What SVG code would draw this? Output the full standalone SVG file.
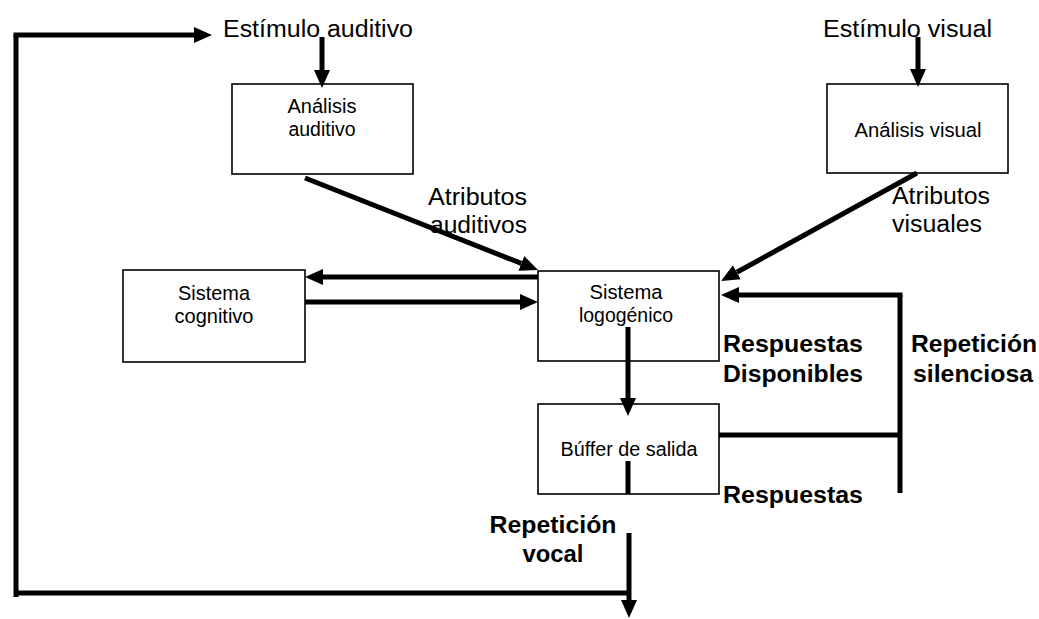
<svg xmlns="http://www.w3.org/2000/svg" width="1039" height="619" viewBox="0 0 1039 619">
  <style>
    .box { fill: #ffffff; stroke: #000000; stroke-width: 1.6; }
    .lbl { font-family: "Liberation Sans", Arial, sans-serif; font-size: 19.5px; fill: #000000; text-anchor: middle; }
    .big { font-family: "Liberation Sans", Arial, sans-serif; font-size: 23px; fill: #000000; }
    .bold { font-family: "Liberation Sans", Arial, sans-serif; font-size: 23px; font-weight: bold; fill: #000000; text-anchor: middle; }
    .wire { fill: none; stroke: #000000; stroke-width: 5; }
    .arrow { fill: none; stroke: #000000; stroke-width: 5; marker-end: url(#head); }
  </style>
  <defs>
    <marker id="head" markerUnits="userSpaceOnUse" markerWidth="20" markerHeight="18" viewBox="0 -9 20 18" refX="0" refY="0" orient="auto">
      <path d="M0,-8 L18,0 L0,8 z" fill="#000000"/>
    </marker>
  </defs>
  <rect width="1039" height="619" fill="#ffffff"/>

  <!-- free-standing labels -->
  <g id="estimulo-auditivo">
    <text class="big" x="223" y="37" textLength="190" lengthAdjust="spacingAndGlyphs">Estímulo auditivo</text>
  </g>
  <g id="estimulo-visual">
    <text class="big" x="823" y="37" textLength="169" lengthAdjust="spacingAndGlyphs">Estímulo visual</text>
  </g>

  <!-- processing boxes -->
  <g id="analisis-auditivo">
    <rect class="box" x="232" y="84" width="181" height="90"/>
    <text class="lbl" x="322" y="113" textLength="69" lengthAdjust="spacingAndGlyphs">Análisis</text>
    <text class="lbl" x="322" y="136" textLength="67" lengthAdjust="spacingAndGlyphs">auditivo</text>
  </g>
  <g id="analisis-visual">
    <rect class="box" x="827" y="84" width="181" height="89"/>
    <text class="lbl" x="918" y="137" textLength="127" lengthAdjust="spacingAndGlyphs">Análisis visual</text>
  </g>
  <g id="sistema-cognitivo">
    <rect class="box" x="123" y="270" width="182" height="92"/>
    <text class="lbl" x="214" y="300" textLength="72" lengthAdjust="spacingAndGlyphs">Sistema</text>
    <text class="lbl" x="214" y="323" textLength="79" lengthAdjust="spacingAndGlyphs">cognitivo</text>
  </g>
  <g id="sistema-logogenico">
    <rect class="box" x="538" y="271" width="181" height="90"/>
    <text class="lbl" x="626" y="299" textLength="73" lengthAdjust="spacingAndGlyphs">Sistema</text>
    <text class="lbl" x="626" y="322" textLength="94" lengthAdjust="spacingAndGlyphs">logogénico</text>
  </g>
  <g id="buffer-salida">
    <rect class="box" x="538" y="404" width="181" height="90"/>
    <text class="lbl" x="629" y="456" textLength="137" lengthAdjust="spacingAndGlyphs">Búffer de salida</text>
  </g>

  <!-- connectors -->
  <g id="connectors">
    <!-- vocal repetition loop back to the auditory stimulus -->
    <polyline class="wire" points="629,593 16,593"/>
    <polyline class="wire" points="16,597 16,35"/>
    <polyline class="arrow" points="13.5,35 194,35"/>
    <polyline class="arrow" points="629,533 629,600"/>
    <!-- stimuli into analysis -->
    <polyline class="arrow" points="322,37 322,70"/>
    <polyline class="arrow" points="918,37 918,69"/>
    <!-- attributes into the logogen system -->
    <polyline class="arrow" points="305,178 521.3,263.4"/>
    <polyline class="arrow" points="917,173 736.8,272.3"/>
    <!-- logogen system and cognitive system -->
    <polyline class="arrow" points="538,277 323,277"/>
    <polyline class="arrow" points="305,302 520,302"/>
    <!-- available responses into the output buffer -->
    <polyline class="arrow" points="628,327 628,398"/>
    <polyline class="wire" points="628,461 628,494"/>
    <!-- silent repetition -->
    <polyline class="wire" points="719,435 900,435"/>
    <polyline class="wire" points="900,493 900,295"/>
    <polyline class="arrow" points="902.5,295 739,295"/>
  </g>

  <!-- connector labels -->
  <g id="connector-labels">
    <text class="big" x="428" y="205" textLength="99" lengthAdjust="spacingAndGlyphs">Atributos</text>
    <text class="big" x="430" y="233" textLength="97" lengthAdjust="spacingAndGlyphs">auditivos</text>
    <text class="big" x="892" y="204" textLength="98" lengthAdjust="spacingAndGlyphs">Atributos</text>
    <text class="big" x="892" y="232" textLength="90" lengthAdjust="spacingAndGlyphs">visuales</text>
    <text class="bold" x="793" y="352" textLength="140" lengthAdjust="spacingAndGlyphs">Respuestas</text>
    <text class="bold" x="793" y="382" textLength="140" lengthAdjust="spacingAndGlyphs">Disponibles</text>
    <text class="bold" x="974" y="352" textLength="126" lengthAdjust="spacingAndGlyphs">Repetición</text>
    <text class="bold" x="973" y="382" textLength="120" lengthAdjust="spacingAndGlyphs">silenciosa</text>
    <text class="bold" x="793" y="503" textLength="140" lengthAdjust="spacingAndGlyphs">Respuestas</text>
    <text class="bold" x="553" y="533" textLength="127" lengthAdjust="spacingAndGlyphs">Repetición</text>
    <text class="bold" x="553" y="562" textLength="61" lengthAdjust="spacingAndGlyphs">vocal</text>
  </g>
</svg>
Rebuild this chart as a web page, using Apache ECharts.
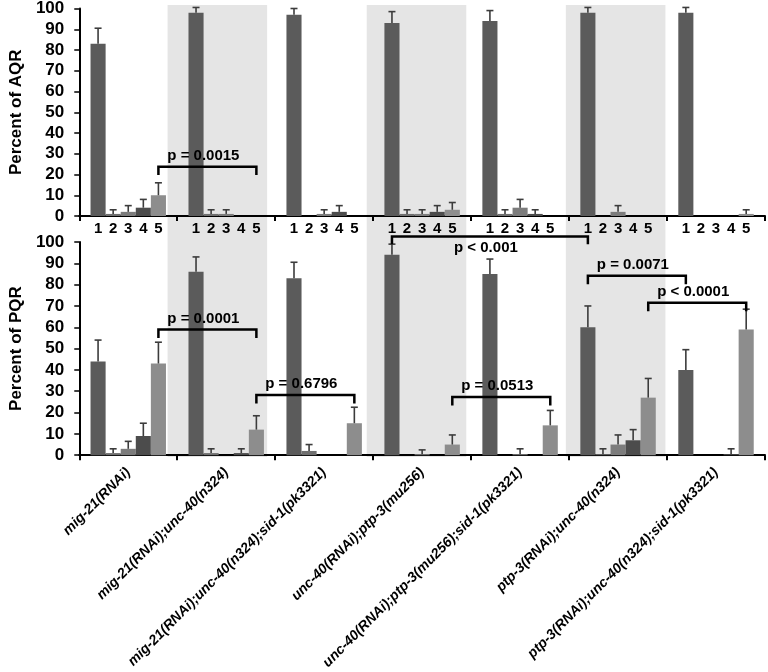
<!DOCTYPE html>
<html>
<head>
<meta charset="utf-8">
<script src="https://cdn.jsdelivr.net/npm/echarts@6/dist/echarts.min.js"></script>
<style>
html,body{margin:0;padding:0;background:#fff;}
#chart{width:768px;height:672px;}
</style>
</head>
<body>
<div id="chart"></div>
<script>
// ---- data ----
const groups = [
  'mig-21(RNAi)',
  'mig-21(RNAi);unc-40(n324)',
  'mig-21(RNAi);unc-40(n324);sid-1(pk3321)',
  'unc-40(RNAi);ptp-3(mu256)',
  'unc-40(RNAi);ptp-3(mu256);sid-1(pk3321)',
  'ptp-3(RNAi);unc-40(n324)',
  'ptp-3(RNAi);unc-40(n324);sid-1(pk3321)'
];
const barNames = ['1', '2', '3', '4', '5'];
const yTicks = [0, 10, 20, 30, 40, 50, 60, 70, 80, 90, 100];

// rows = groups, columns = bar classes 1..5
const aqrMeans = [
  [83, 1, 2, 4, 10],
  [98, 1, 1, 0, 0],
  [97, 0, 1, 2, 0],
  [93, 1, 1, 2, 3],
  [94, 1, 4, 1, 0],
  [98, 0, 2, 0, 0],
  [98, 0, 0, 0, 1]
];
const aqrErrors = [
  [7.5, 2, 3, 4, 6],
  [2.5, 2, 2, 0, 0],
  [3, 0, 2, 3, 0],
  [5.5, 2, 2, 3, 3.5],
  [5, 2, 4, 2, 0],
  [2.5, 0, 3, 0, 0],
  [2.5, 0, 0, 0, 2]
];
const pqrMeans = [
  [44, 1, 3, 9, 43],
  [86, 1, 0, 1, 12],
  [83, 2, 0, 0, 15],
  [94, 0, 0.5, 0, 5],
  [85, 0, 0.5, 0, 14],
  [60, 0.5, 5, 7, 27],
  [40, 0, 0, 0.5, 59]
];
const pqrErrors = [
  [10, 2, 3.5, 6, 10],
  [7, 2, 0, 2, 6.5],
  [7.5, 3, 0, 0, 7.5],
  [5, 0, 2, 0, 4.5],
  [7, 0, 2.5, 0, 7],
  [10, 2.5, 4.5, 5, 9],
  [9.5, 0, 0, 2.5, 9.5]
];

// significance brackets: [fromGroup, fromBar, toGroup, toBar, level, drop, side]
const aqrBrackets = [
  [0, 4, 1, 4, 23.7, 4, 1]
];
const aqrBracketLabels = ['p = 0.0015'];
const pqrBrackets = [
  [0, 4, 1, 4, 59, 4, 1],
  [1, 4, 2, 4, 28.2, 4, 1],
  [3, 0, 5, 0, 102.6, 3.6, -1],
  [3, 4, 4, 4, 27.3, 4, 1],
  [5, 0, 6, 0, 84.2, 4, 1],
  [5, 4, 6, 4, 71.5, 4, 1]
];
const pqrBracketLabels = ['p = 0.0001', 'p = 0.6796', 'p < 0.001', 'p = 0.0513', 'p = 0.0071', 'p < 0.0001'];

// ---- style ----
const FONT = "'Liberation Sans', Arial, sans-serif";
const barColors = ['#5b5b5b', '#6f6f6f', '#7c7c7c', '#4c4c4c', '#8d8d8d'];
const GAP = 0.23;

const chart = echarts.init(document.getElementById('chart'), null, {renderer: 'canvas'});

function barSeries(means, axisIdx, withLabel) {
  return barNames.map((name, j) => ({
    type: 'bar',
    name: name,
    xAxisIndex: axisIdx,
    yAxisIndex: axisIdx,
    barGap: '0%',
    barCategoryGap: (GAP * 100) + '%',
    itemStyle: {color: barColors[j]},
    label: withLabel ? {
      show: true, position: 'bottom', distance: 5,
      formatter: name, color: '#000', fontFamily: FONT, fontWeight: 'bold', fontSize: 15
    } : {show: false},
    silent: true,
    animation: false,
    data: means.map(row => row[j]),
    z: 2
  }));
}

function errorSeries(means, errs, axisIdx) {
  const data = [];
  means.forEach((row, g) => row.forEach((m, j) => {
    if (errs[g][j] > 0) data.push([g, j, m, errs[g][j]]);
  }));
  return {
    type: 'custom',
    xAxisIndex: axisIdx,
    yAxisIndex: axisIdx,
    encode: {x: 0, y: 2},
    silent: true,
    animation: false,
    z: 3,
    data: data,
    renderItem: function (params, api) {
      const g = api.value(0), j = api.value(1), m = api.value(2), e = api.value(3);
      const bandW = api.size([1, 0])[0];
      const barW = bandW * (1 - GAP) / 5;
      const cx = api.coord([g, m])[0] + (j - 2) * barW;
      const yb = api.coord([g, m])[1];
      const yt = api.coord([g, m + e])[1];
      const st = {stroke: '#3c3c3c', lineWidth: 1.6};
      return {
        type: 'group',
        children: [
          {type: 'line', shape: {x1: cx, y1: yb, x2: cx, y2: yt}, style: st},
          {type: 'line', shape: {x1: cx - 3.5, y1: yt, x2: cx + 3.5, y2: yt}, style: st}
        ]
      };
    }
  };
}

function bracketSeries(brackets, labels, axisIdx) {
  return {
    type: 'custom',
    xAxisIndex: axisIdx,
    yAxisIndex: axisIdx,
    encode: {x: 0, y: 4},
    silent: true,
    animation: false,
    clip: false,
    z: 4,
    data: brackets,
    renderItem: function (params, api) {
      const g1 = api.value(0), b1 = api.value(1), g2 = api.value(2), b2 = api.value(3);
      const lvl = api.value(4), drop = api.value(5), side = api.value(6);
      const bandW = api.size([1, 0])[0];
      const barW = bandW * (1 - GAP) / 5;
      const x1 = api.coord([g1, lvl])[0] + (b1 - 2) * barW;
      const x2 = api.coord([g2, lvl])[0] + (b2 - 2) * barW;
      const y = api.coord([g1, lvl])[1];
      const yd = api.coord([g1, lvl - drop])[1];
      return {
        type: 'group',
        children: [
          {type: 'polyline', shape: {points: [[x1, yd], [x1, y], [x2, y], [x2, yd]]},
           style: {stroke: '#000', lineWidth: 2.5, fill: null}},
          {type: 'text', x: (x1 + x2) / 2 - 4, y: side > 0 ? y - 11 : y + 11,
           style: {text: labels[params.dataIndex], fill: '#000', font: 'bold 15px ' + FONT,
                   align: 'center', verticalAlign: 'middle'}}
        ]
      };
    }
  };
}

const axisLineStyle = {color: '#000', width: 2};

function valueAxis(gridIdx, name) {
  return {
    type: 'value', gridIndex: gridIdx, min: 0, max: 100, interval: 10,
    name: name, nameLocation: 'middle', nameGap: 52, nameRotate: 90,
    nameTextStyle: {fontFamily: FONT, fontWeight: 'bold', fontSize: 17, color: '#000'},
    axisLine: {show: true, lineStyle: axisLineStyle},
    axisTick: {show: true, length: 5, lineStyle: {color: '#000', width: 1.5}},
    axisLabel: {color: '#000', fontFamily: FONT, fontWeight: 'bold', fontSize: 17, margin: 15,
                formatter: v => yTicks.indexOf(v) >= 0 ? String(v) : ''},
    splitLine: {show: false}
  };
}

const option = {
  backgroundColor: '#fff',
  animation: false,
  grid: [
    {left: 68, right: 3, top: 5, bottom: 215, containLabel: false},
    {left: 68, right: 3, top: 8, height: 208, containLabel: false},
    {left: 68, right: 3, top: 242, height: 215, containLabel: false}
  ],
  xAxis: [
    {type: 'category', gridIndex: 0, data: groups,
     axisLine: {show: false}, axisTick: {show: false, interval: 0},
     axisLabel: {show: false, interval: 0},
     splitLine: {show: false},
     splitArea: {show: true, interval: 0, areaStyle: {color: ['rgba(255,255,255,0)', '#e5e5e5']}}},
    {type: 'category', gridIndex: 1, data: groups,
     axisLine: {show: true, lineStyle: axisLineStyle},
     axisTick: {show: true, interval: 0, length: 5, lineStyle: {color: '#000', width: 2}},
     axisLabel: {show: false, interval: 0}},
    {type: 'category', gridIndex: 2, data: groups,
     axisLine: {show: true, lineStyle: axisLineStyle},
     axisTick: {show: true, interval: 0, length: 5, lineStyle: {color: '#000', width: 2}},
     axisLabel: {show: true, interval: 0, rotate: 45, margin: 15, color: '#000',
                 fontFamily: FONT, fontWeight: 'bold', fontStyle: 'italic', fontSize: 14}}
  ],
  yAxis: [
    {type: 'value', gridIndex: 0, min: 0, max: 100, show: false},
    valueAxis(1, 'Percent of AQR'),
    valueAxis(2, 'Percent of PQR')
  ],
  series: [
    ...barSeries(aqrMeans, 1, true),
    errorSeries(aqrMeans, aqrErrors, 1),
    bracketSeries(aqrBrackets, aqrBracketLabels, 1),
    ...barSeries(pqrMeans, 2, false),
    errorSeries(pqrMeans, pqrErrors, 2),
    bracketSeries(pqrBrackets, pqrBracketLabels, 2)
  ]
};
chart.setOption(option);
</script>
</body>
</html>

CHALLENGE: Extract from the material all lines containing the string "this".

RESPONSE TO THE TASK:
What SVG code would draw this? Output the full standalone SVG file.
Rebuild this chart as a web page, using Apache ECharts.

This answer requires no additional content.